### INFORMATION SUPPLIED
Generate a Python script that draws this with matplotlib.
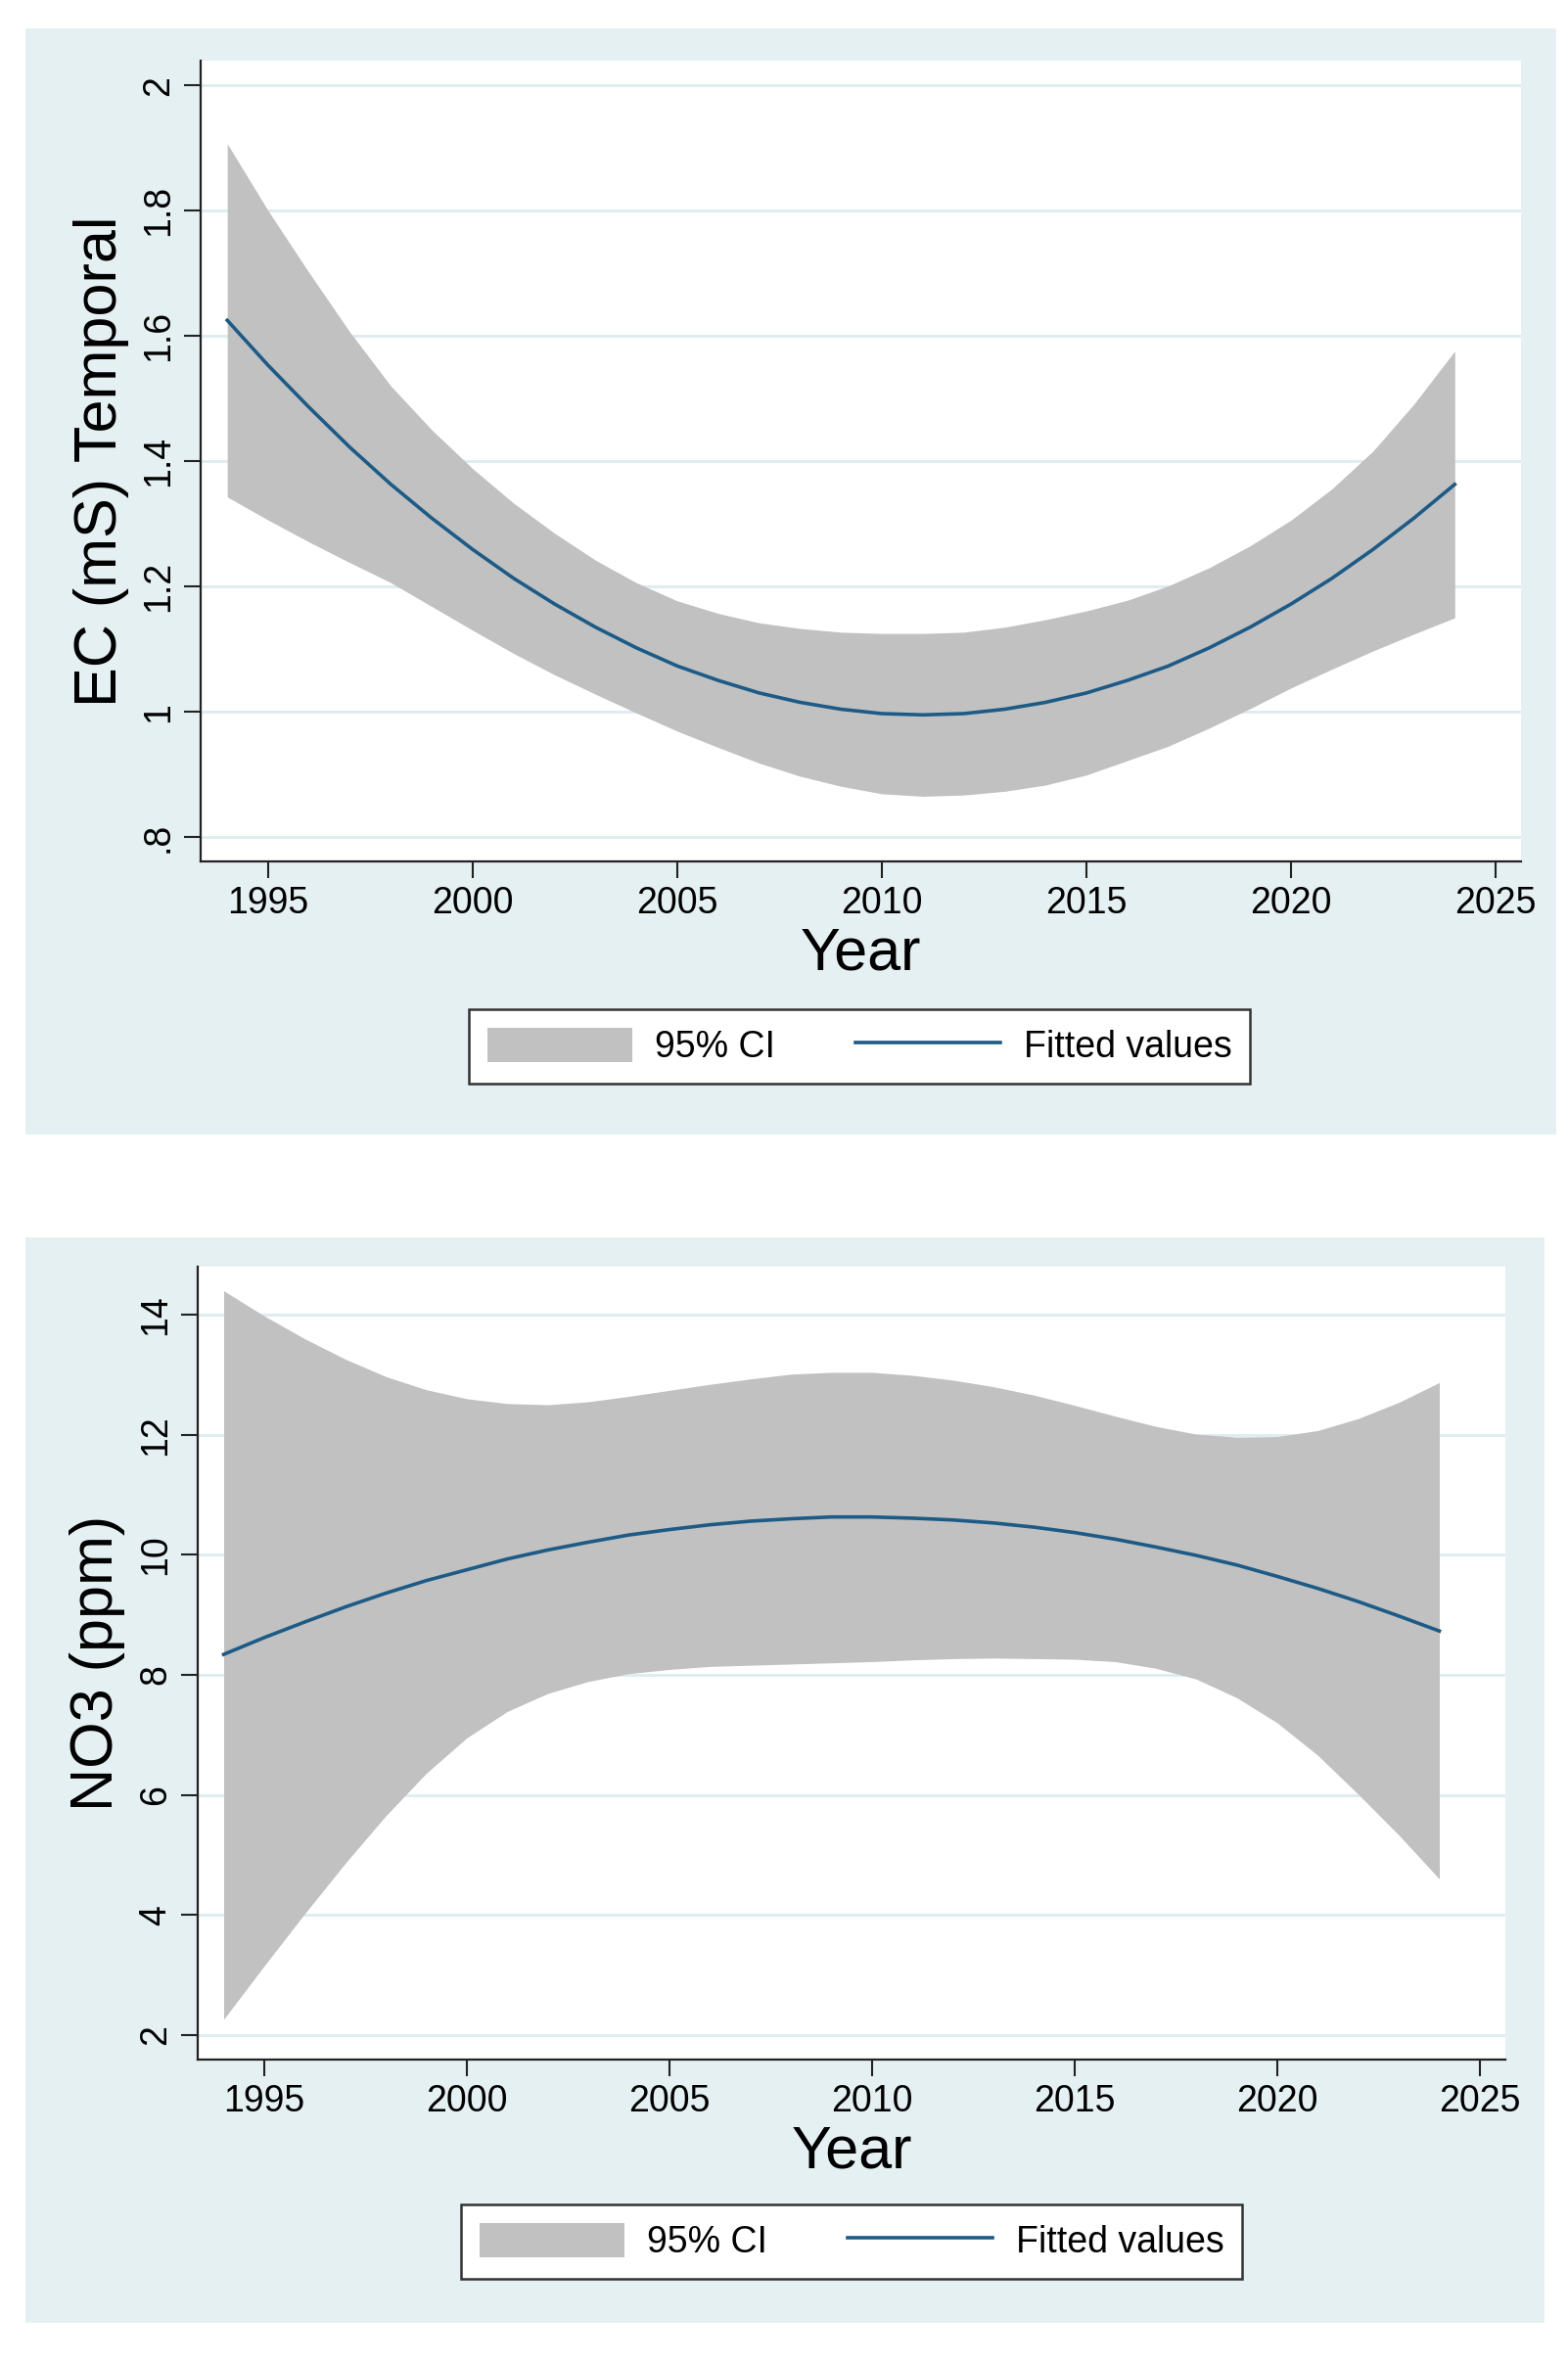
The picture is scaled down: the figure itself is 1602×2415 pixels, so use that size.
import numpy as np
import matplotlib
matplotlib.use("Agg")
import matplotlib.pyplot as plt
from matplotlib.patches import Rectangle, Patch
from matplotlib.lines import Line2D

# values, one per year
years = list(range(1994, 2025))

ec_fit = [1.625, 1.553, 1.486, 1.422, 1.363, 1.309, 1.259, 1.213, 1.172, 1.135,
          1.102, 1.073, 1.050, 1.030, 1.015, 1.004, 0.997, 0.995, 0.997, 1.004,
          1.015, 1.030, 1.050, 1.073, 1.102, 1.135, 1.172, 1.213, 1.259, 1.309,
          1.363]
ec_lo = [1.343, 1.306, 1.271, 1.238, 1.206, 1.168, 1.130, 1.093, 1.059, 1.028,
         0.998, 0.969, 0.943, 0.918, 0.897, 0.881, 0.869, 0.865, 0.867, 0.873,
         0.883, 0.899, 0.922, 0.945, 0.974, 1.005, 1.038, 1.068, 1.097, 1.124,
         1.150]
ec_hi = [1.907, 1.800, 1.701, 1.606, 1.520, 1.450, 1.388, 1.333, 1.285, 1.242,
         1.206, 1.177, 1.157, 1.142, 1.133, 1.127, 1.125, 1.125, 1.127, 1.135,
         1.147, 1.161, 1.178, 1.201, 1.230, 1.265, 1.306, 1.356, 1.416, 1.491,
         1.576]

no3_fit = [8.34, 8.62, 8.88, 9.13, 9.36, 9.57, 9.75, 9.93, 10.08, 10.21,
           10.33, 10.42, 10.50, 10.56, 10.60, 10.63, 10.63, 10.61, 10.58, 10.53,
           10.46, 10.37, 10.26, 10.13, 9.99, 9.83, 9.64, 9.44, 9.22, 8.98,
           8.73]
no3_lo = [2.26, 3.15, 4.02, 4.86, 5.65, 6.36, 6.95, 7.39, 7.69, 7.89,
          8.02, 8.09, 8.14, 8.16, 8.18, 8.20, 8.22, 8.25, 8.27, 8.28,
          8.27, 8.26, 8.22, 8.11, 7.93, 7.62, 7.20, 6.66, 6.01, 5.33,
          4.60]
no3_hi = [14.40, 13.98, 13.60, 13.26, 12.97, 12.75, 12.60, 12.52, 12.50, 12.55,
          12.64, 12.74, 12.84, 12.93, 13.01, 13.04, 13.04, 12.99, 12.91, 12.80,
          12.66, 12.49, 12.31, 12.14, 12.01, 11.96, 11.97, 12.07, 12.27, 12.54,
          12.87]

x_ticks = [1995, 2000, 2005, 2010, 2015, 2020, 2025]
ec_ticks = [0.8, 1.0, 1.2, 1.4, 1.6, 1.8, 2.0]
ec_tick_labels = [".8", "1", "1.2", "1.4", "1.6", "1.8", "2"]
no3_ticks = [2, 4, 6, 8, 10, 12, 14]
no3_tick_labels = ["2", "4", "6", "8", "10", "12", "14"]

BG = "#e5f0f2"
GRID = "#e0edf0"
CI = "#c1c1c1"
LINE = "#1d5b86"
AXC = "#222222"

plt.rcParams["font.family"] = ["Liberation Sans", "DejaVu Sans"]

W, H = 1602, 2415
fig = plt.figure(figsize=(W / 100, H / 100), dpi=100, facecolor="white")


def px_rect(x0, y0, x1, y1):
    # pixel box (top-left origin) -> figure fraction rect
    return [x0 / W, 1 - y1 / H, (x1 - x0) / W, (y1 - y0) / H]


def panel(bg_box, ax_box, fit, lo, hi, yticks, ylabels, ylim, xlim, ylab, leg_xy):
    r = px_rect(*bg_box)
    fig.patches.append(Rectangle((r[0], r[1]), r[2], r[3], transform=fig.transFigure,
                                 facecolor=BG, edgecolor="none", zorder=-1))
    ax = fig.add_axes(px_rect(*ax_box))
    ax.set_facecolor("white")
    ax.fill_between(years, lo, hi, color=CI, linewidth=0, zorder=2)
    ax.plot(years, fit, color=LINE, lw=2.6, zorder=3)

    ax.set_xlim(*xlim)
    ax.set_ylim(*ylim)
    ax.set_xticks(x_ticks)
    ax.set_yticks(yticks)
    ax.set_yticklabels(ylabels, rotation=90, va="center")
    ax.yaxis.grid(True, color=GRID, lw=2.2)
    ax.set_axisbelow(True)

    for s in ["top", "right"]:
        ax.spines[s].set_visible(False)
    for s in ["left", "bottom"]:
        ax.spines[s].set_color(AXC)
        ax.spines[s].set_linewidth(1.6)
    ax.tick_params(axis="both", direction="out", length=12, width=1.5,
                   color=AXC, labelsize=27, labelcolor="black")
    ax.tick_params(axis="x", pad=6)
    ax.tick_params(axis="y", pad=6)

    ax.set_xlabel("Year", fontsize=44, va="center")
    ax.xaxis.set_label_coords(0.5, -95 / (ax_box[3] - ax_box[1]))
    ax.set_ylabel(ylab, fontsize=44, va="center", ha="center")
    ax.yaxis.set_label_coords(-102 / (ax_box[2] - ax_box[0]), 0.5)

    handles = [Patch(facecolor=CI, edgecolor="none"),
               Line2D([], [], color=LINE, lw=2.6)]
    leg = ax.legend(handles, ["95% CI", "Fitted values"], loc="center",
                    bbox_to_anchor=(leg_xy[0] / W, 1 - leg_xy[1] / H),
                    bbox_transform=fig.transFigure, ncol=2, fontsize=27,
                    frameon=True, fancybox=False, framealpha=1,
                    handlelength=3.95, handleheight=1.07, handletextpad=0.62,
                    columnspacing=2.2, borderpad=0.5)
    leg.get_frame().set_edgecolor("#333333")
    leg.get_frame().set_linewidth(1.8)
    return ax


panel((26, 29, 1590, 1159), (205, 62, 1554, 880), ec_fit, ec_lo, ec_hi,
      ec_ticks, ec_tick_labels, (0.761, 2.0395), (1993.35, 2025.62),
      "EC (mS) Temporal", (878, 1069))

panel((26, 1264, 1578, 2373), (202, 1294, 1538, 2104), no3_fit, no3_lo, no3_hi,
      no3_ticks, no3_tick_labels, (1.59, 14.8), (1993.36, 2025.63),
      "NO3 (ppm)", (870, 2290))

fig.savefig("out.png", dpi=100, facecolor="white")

### EXERCISE AIM
Return only the lines running from the top of the data to the line that holds "years = list(range(1994, 2025))". Include both of those lines, but skip the pictures.

### COMPLETED EXERCISE
Generate a Python script that draws this with matplotlib.
The picture is scaled down: the figure itself is 1602×2415 pixels, so use that size.
import numpy as np
import matplotlib
matplotlib.use("Agg")
import matplotlib.pyplot as plt
from matplotlib.patches import Rectangle, Patch
from matplotlib.lines import Line2D

# values, one per year
years = list(range(1994, 2025))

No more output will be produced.